## start RECORDS TO PROCESS
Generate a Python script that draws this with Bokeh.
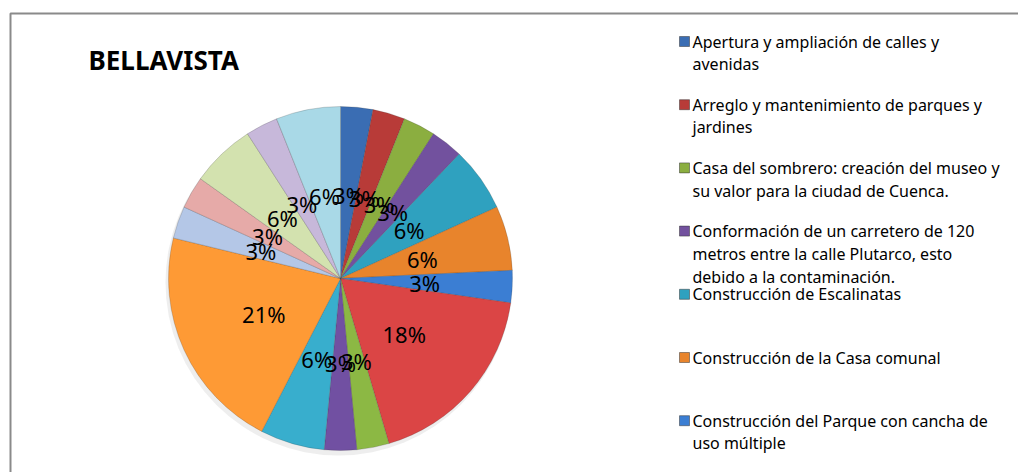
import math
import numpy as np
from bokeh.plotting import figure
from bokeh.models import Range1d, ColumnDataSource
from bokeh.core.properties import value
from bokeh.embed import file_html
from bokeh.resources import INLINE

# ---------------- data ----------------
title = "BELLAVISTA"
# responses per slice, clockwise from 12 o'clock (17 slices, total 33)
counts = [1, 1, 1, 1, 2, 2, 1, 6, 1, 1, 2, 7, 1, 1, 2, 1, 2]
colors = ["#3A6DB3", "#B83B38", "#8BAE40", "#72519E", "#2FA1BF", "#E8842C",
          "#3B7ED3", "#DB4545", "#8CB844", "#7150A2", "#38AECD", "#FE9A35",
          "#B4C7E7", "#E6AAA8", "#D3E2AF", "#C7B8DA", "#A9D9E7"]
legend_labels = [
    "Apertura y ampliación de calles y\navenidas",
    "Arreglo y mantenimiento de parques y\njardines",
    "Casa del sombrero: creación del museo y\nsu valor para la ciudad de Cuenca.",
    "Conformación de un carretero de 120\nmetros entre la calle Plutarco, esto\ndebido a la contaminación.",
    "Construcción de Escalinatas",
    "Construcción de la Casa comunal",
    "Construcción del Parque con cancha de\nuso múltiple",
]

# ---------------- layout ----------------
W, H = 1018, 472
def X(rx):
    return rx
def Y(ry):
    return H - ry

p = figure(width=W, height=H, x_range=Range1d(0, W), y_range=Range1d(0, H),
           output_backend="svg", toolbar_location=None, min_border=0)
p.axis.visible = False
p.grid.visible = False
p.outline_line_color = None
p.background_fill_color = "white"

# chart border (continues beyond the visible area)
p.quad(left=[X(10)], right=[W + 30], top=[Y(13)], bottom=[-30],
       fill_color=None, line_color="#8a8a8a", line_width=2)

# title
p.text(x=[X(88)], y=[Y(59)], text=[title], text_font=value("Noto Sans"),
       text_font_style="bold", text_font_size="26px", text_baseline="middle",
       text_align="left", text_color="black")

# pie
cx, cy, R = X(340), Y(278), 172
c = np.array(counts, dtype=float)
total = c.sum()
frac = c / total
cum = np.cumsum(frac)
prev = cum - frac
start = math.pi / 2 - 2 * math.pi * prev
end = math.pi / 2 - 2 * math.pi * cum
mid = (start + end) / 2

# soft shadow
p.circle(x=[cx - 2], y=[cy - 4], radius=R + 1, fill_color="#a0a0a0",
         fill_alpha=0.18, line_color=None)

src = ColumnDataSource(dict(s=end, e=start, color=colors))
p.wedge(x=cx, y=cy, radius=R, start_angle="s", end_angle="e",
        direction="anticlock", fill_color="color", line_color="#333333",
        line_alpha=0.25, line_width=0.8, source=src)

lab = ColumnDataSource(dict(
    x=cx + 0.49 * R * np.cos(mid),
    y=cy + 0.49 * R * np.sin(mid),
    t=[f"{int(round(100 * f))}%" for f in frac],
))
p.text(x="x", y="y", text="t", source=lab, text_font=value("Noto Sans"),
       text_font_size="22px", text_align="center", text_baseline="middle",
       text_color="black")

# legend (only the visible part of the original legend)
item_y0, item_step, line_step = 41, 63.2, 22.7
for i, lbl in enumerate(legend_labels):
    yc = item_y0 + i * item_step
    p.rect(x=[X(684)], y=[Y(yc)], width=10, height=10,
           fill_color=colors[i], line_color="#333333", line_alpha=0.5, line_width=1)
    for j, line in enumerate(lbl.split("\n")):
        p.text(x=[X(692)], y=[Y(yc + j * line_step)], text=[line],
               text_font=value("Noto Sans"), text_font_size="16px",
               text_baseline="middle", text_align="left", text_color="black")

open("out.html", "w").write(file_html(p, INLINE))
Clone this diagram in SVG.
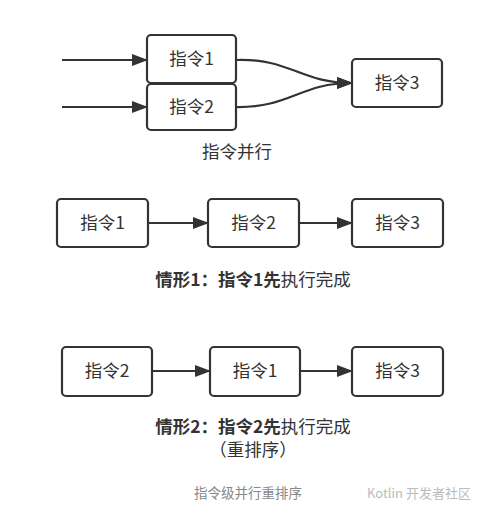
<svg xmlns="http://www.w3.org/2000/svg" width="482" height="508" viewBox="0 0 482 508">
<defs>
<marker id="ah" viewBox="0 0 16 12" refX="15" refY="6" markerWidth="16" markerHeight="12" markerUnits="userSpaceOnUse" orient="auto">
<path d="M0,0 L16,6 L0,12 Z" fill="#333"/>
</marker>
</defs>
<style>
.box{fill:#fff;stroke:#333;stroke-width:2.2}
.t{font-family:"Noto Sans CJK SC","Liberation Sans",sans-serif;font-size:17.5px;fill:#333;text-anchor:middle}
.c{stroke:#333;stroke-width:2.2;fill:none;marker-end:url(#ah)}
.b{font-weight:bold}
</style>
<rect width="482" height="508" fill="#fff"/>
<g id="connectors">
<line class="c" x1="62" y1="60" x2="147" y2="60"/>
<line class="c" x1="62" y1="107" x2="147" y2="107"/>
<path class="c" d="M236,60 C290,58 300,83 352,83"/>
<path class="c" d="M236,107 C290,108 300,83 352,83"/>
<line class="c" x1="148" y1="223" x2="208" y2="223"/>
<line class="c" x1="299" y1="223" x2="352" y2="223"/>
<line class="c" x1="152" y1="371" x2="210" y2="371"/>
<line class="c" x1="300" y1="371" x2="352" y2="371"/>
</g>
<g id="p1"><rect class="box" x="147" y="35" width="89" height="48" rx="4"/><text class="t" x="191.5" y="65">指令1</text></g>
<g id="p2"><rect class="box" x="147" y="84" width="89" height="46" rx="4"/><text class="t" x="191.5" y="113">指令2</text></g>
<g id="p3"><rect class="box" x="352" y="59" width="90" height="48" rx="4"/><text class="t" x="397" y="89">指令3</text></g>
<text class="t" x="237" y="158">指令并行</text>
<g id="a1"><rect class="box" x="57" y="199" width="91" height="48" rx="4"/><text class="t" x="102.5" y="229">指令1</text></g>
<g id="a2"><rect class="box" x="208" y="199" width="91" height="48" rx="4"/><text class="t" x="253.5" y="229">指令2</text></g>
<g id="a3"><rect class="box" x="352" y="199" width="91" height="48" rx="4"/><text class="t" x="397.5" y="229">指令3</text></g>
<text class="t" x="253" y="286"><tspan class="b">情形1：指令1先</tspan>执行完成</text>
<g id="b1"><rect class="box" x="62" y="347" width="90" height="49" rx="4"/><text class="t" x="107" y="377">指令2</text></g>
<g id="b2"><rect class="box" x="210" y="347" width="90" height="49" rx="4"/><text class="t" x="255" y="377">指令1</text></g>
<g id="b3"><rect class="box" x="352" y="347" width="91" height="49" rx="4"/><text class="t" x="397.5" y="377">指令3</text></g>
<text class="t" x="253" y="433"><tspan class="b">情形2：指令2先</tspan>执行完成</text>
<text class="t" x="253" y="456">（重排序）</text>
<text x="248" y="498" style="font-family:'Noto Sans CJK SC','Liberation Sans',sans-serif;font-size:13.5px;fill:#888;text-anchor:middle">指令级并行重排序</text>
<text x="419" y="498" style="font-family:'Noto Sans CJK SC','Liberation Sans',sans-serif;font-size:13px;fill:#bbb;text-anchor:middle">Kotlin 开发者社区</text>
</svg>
## end RECORDS TO PROCESS
WHAT YOU WILL DO — Reproduce only the lines from the beginning of the data through the line that contains "from bokeh.resources import INLINE", both included, and please drop the pictures.

RESPONSE BELOW —
Generate a Python script that draws this with Bokeh.
import math
import numpy as np
from bokeh.plotting import figure
from bokeh.models import Range1d, ColumnDataSource
from bokeh.core.properties import value
from bokeh.embed import file_html
from bokeh.resources import INLINE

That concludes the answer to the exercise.